About Bank Transactions
The catch-all file feed for the banks open banking does not cover.
Most companies still receive at least one bank-statement file the old way. CODA is the Belgian standard, maintained by Febelfin (the federation of the Belgian financial sector), and every Belgian bank publishes it daily for corporate clients. MT940 is the SWIFT end-of-day statement that banks across Europe and beyond have used for decades, and CAMT.053 is its ISO 20022 XML successor. The SWIFT migration to ISO 20022 for cross-border payment instructions completed on 22 November 2025, so CAMT.053 is the format you see growing fastest in 2026, while CODA and MT940 stay alive for domestic feeds and legacy contracts.

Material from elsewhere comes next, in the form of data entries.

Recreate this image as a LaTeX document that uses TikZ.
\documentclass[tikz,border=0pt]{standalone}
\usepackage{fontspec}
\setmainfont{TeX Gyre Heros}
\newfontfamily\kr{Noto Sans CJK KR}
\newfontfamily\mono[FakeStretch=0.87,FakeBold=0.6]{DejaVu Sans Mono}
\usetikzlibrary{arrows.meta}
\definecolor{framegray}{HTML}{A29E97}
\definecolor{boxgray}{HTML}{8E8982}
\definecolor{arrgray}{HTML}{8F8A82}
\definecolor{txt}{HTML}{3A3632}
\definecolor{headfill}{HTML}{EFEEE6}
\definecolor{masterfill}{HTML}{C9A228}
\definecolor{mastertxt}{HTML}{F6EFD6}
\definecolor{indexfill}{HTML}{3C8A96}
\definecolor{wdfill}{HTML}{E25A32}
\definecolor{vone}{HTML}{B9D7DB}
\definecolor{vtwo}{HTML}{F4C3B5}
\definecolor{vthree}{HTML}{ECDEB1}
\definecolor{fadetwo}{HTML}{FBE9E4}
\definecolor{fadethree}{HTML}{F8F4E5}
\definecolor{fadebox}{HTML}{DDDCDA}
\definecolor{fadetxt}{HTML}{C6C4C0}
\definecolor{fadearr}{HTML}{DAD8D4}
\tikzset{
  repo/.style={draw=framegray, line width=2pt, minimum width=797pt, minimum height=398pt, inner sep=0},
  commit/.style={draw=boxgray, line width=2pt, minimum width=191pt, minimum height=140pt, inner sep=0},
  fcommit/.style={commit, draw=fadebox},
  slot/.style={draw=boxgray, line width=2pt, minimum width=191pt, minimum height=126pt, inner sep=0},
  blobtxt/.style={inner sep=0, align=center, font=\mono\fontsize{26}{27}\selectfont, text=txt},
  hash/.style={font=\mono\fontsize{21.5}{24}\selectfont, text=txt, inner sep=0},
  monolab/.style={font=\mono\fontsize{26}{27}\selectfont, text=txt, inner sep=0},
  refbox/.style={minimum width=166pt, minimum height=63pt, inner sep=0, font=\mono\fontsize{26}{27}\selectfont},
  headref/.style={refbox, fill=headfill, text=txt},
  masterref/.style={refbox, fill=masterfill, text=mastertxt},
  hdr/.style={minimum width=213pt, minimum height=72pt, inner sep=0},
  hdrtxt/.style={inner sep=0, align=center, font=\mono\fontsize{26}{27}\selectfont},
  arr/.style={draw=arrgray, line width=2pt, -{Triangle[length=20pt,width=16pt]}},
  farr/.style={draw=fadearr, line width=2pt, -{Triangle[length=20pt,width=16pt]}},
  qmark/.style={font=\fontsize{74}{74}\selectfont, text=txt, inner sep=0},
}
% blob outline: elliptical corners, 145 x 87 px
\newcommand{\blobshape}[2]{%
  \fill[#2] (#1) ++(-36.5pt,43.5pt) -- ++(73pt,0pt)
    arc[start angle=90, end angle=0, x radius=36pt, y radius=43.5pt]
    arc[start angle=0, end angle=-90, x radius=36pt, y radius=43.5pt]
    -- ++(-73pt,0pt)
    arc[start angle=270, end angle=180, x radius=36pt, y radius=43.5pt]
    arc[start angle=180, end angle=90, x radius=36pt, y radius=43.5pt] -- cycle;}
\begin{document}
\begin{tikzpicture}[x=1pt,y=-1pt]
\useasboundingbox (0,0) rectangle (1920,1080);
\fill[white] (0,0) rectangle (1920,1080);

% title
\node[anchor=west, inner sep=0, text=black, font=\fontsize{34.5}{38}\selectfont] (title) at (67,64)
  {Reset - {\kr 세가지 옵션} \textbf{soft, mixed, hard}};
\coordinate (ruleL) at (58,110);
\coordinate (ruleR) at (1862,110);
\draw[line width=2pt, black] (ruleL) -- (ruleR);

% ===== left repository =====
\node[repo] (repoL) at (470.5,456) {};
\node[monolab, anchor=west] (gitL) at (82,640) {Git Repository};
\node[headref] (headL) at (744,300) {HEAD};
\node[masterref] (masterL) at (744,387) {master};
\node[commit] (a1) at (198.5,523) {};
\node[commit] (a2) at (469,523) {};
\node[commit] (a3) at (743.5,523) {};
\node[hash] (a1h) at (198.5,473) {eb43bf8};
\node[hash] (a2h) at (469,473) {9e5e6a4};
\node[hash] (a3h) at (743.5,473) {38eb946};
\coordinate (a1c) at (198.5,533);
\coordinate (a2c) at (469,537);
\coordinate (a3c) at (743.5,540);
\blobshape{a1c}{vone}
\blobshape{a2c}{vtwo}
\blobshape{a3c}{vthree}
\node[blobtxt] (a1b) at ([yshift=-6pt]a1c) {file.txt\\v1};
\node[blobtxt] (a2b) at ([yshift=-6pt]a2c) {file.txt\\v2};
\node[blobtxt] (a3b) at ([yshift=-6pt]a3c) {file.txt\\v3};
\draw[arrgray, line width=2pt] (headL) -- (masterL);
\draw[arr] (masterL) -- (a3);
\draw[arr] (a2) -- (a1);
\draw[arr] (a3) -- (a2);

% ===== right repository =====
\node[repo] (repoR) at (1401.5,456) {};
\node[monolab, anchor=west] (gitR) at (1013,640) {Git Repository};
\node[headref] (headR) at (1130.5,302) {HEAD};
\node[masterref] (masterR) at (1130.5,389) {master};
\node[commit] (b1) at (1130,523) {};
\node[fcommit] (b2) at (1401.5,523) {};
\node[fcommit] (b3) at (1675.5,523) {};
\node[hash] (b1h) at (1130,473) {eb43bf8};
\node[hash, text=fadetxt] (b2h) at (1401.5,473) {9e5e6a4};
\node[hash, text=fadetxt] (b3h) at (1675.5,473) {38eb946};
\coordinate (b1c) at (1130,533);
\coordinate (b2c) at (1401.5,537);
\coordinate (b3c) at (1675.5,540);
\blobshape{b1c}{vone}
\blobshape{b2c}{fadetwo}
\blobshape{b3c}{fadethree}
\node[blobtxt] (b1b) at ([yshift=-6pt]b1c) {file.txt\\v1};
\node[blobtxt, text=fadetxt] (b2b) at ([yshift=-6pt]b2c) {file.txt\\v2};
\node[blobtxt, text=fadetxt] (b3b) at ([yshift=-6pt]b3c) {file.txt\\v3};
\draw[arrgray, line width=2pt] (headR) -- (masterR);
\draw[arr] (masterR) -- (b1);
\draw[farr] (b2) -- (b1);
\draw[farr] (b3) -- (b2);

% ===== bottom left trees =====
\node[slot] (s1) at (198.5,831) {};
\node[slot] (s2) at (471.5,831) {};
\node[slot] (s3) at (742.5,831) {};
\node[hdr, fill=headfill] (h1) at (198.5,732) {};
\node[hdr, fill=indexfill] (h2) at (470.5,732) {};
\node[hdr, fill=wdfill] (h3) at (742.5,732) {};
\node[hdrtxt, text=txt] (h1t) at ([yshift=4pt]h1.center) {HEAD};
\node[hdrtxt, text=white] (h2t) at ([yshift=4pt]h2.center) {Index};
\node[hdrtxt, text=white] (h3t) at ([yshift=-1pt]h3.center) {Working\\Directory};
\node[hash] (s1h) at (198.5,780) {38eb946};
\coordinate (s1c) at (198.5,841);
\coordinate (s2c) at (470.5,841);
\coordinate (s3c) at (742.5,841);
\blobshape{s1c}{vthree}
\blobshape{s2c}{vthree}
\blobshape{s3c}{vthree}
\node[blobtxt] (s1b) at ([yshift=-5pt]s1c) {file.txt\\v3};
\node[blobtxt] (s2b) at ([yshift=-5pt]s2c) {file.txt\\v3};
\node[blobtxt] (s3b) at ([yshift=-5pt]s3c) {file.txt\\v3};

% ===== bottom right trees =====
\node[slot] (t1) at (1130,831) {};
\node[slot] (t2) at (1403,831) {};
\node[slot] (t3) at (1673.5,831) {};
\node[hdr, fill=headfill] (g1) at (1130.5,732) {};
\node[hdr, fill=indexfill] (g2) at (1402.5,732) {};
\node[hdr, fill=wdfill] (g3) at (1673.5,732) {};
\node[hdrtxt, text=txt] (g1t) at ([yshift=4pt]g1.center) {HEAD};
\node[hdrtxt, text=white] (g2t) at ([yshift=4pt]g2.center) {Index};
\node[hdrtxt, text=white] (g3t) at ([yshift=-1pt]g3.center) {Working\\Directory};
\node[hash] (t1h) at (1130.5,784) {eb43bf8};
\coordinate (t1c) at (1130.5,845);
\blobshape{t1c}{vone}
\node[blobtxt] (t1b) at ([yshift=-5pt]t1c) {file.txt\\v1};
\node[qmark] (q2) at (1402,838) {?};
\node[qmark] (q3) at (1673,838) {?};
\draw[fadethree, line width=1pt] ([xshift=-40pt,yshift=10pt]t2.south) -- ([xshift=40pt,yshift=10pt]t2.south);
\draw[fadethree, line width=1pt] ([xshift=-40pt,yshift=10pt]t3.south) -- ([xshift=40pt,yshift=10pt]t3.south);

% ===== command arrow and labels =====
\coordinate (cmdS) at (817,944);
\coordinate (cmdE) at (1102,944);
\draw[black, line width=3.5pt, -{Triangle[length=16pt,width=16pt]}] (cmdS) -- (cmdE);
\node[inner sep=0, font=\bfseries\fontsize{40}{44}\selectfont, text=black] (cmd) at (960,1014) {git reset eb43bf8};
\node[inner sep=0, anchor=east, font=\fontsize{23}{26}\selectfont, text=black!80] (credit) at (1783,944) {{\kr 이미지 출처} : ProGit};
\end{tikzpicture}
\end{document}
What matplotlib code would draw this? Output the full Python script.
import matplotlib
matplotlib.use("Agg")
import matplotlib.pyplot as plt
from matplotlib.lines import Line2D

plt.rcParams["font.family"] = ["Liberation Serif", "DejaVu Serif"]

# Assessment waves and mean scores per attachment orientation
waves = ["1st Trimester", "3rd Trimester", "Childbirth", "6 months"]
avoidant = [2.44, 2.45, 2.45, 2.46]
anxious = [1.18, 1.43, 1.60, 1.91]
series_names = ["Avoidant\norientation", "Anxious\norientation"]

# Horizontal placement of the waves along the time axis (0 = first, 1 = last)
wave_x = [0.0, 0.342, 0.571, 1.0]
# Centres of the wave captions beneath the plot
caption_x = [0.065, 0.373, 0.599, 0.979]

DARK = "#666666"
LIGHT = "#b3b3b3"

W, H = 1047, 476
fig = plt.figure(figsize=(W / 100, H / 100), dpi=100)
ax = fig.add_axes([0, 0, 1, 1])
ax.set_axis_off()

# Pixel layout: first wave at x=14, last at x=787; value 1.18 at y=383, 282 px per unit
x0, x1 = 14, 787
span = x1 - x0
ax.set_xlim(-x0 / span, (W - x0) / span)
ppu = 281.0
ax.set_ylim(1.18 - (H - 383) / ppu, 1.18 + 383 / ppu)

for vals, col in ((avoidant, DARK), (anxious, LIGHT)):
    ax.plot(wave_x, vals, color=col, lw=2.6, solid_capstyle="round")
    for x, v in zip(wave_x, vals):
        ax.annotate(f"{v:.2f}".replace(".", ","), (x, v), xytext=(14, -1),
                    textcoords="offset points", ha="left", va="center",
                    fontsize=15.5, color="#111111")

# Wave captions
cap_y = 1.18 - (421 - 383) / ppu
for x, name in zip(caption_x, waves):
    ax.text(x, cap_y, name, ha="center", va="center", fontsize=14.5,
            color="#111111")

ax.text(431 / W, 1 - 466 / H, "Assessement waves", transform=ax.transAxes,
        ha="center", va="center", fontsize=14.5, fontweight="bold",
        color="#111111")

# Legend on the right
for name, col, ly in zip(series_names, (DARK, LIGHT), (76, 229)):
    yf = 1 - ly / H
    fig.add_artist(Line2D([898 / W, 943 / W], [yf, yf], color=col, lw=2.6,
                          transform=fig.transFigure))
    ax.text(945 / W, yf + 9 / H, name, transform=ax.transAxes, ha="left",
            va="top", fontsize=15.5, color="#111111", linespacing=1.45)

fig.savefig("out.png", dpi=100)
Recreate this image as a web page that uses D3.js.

The connector reads those files wherever the bank drops them: SFTP folder, EBICS endpoint, an inbox the bank emails to, or an upload screen for the smaller account where a controller still pulls the statement by hand once a week. We parse the file shape (fixed-width for CODA, MT-syntax blocks for MT940, XML for CAMT.053), keep the IBAN, value date, booking date, amount, counterparty name, end-to-end reference and bank transaction code on each line, and land it in the warehouse against the customer or supplier the line is about. That is where daily cash position, AR and AP reconciliation, and fraud-volume monitoring live, instead of inside a dashboard one bank gives you for one account.